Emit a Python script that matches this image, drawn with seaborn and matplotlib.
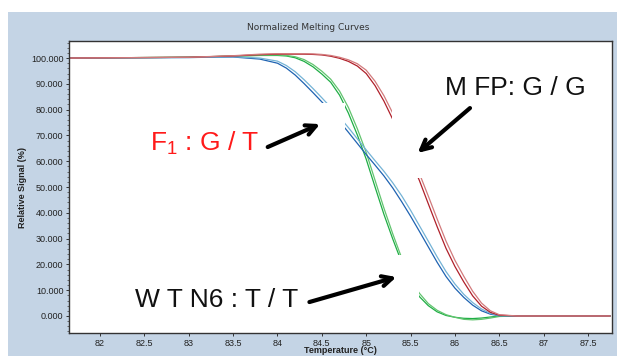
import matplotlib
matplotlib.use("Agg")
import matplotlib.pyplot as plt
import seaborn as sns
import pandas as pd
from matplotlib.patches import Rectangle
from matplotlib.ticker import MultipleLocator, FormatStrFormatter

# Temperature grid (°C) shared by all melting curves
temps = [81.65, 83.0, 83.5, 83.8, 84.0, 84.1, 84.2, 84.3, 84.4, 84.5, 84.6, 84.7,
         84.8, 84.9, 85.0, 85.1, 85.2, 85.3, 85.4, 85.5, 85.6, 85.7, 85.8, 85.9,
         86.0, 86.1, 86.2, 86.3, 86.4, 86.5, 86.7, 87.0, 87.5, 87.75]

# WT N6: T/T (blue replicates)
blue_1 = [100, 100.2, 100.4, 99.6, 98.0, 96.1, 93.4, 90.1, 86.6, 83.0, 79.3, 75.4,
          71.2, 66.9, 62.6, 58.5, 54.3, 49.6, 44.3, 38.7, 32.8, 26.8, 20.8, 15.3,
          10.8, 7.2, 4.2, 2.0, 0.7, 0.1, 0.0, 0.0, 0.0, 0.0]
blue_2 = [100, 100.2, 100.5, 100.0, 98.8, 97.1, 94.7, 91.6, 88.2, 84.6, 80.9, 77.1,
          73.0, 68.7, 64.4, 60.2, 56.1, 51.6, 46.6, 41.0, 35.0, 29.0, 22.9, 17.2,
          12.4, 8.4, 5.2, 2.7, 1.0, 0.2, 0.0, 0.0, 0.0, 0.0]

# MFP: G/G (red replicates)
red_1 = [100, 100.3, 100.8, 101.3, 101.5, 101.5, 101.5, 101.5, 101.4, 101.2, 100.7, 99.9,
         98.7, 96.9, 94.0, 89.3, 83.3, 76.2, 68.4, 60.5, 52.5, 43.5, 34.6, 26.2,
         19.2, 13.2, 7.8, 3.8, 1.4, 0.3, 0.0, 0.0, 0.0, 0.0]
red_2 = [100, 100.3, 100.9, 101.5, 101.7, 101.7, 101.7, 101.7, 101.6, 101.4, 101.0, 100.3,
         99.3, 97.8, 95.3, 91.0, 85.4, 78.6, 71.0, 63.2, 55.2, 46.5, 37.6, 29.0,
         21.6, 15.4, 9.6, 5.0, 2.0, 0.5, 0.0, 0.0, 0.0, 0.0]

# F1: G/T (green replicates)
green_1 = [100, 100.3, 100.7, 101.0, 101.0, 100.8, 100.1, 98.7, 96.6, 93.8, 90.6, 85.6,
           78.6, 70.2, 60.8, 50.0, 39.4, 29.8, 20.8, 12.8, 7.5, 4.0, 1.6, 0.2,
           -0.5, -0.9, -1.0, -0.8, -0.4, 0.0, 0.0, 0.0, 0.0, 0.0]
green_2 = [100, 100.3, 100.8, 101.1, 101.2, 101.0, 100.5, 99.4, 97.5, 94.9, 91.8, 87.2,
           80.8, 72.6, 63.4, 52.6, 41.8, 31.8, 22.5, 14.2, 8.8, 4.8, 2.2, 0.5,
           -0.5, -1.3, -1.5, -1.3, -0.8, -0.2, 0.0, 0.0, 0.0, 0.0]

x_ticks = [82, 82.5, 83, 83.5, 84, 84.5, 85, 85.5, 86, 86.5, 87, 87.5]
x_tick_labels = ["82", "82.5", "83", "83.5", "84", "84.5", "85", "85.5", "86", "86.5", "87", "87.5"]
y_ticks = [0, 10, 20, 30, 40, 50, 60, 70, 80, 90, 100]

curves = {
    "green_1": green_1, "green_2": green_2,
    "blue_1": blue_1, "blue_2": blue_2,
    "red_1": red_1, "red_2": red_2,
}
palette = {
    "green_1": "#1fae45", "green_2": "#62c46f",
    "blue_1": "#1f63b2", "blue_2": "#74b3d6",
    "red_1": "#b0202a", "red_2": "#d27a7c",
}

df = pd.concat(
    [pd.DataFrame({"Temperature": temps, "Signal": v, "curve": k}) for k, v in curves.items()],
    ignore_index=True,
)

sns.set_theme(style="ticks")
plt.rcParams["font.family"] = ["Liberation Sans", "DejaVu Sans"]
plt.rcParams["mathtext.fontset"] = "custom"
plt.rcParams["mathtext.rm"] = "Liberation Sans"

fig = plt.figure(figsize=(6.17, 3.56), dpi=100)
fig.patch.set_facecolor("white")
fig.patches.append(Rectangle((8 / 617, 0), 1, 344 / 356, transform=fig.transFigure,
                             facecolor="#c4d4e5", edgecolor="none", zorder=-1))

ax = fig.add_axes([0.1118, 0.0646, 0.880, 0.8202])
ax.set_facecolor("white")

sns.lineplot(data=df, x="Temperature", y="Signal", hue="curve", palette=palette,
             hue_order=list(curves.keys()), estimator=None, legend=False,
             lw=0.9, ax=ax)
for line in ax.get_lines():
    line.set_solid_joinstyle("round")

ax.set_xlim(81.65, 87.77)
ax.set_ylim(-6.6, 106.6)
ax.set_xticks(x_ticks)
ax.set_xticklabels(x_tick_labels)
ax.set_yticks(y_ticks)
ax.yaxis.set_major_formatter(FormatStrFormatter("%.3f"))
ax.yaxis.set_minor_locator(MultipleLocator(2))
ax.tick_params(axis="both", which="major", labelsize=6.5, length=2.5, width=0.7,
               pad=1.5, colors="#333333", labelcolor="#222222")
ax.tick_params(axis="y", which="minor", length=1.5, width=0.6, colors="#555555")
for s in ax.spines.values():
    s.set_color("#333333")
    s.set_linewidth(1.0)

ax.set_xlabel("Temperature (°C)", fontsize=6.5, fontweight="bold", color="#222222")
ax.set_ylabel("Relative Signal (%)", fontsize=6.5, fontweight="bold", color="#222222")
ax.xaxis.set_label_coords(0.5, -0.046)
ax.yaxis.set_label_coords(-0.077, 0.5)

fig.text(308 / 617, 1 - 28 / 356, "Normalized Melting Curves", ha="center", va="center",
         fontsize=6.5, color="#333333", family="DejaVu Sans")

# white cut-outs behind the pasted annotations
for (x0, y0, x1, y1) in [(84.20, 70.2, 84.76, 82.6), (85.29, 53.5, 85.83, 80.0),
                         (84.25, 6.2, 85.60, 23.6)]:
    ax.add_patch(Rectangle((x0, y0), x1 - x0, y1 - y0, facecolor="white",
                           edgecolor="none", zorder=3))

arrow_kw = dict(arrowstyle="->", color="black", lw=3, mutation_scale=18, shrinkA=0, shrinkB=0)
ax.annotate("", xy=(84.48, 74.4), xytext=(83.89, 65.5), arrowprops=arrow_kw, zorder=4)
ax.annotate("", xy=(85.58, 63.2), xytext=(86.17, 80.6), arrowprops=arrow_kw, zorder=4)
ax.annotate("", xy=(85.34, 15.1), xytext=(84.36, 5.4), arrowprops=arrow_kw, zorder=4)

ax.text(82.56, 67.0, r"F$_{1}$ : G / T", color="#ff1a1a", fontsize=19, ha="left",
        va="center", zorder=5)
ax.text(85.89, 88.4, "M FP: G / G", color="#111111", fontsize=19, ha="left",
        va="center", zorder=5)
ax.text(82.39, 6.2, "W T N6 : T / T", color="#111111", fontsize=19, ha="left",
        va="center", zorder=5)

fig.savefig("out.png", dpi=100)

▬▬▬▬▬▬▬▬▬▬

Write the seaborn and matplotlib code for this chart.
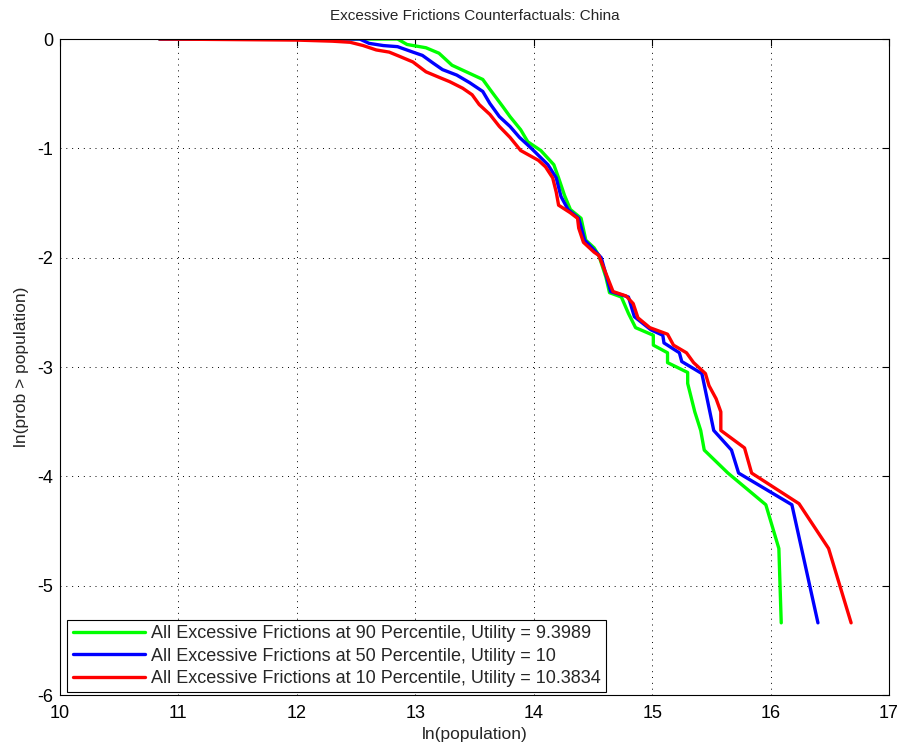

▬▬▬▬▬▬▬▬▬▬

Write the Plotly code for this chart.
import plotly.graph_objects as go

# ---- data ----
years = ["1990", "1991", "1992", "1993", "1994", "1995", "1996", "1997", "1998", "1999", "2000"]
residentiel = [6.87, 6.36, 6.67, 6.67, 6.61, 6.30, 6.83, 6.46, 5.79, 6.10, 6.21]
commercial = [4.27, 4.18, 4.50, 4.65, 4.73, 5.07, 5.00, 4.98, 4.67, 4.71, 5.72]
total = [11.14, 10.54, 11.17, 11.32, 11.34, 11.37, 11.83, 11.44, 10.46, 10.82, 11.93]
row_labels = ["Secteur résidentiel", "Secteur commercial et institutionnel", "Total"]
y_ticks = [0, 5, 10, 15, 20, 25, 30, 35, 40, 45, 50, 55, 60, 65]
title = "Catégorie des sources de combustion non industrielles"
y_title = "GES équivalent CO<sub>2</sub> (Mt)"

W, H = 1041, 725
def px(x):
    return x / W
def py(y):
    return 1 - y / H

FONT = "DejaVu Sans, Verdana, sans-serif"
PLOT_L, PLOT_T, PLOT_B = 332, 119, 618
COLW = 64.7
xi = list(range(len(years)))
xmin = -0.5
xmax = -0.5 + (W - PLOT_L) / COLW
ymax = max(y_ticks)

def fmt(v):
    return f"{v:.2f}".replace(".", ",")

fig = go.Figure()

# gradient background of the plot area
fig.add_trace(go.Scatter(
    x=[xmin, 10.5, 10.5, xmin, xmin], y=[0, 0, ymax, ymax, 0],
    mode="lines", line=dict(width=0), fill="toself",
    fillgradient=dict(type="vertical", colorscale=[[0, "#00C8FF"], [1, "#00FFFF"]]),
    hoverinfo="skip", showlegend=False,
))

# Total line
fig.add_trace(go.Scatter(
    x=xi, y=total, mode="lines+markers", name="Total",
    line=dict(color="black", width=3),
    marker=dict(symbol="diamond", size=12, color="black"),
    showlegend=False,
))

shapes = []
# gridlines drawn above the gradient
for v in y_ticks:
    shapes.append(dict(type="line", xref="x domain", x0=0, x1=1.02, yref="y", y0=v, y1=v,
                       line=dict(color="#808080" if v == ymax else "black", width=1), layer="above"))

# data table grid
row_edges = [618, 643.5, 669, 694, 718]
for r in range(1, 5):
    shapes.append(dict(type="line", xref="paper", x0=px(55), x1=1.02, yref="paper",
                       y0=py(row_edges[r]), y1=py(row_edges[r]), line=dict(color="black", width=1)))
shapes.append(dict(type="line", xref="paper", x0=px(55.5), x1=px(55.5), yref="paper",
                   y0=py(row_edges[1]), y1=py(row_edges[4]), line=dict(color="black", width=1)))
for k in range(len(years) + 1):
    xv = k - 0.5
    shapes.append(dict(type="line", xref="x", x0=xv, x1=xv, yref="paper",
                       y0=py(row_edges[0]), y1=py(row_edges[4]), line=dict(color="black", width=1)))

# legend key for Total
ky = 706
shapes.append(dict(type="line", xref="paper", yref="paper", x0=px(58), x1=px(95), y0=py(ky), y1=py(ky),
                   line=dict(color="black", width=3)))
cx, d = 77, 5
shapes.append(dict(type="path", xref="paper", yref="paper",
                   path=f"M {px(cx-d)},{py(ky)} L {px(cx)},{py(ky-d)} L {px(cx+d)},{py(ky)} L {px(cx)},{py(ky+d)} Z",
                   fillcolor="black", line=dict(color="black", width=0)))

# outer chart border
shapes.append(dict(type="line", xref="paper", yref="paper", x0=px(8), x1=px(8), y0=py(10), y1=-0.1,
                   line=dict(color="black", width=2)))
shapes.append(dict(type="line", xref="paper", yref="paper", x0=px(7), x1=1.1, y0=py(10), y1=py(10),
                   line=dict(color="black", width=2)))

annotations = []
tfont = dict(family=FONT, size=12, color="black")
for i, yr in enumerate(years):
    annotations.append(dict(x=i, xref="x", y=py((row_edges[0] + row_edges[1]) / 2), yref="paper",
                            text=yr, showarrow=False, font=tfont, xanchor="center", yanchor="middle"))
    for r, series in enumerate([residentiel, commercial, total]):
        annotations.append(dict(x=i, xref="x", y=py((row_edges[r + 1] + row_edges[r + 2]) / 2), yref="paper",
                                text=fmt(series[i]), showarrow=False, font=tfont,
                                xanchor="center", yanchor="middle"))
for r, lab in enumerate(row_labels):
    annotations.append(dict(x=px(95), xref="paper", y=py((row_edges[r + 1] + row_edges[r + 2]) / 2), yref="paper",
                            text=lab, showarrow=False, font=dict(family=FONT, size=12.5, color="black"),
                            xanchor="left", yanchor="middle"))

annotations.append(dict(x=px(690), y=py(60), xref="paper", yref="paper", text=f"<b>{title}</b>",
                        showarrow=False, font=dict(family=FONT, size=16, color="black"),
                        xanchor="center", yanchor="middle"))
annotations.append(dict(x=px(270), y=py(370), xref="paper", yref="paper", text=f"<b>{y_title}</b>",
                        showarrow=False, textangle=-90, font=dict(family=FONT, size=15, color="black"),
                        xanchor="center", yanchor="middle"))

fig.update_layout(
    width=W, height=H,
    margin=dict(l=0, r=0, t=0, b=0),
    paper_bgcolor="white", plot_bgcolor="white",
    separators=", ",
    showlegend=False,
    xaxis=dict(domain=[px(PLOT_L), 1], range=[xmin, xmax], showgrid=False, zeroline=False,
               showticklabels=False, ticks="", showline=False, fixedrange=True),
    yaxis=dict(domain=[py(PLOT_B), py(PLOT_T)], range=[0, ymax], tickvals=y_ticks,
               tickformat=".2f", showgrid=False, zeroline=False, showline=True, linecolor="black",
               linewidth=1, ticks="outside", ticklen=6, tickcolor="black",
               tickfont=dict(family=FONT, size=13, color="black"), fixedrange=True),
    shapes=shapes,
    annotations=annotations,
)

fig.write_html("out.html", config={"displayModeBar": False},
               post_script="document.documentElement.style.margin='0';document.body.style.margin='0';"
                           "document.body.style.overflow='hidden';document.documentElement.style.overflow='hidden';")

▬▬▬▬▬▬▬▬▬▬

(DIRECTIONS FOR THIS TASK)
Both the line with "Write the Plotly code for this chart." and the line with "import plotly.graph_objects as go" belong in the answer; write them out exactly, with every line between.

(OUTPUT FOR THIS EXERCISE)
Write the Plotly code for this chart.
import plotly.graph_objects as go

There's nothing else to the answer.